By the time 1995 rolled around, Roy had amassed quite the resume: a second Cup and Conn Smythe in 1993, 289 wins, a trio of Vezina Trophies as the NHL’s best goaltender, four Jennings Trophies for fewest goals against in the regular season, and 70 playoff wins.
Things for Roy in Montreal took a turn for the worse in 1995. During a December 2, 1995 game against the Detroit Red Wings, Roy was left in net for Montreal’s worst home loss in franchise history, an 11-1 shellacking. He allowed nine goals on 26 shots and was jeered by the crowd whenever he made an easy save. Afterwards, he would tell coach Mario Tremblay that it would be his last game in Montreal. Four days later, Roy would be on his way to Colorado in “Le Trade”: Roy and Mike Keane (who was captain of the Habs at the time) to Colorado for Jocelyn Thibault, Martin Rucinsky, and Andrei Kovalenko. It wasn’t a great move at the time but in hindsight, is one of the most lop-sided trades in NHL history.

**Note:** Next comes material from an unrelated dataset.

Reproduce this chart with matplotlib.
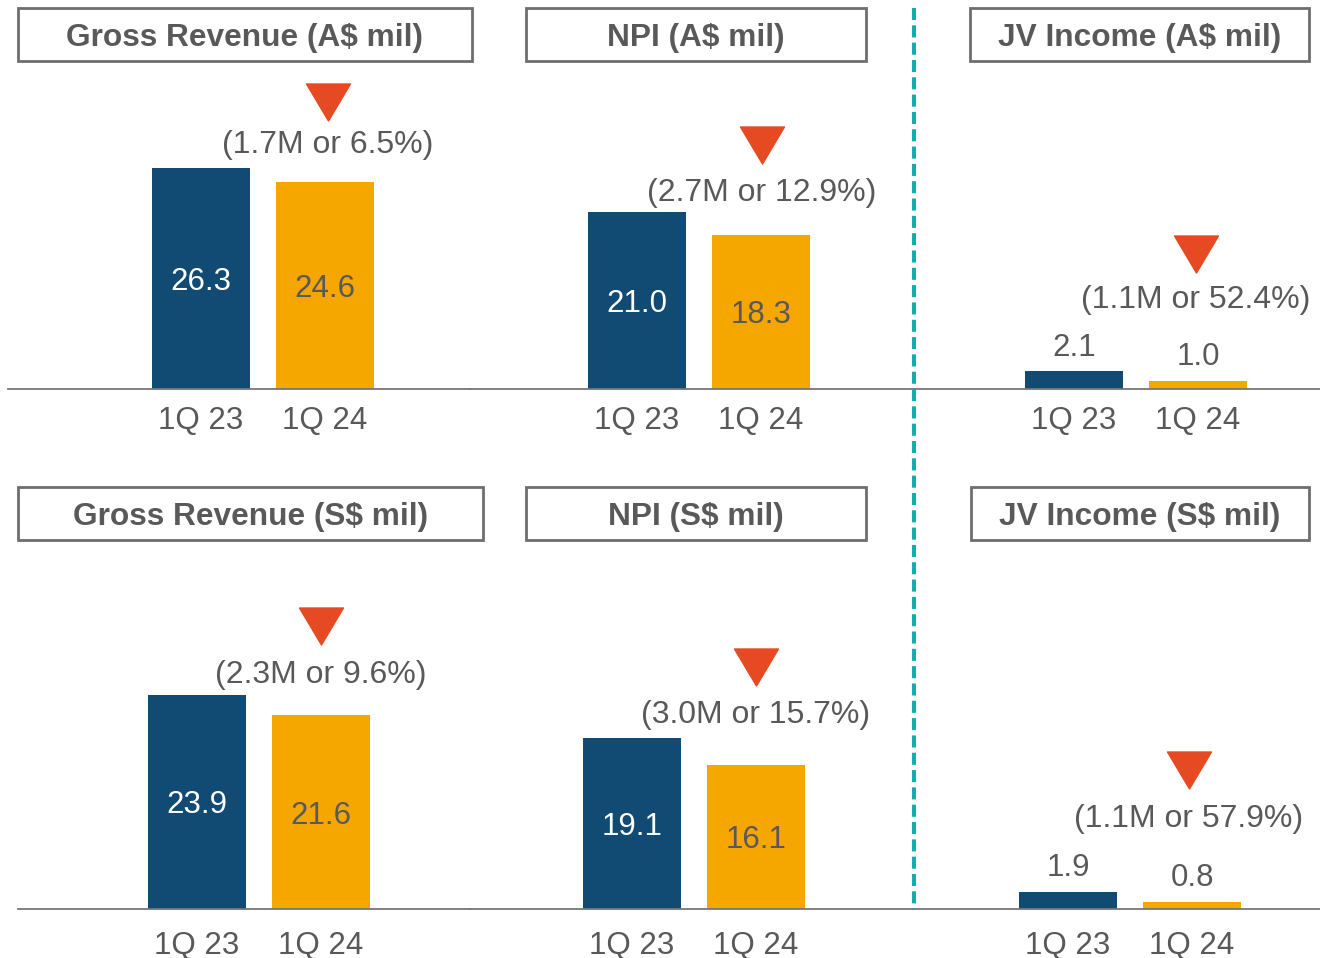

Roy would make them pay immediately. Following up a Vezina Trophy nomination with a Stanley Cup in the team’s first year in Denver, Roy immediately shoved it down the Habs’ throats. He also happened to shove it down Blackhawks star Jeremy Roenick’s throat during the playoffs. During the Western Conference Semis, Roy stopped Roenick on a breakaway in overtime. Roenick felt he was impeded and complained. The two exchanged jabs via the media before Roy dropped Roenick with the KO punch:
“I can’t really hear what Jeremy says, because I’ve got my two Stanley Cup rings plugging my ears.”
Game, set, match.
Over the next several seasons, Roy would continue his assault on the goaltending record books. He was also a major part of the Red Wings/Avalanche rivalry that was so heated, it resulted in a huge brawl and many tense moments:
After many near misses in the playoffs, Roy and the Avalanche completed “Mission 16W” – their quest to win Ray Bourque his first Stanley Cup – with Roy earning his record third Conn Smythe Trophy as playoff MVP.
By the time he hung up the pads, Roy owned most goaltending records.
Roy also continued his assault on the record books and, by the time he’d played his final game in April of 2003, would own just about every relevant goaltending record in NHL history. Just a list of the credentials:
Most playoff games by a goaltender (247)
Most playoff wins by a goaltender (151)
First goalie to play 1,000 games (1029)
Most Conn Smythe Trophies (3)
Most wins all-time (551, later passed by Martin Brodeur)
When all was said and done, Patrick Roy had cemented himself as the greatest goaltender of all-time and as one of the greatest Colorado Avalanche of all-time.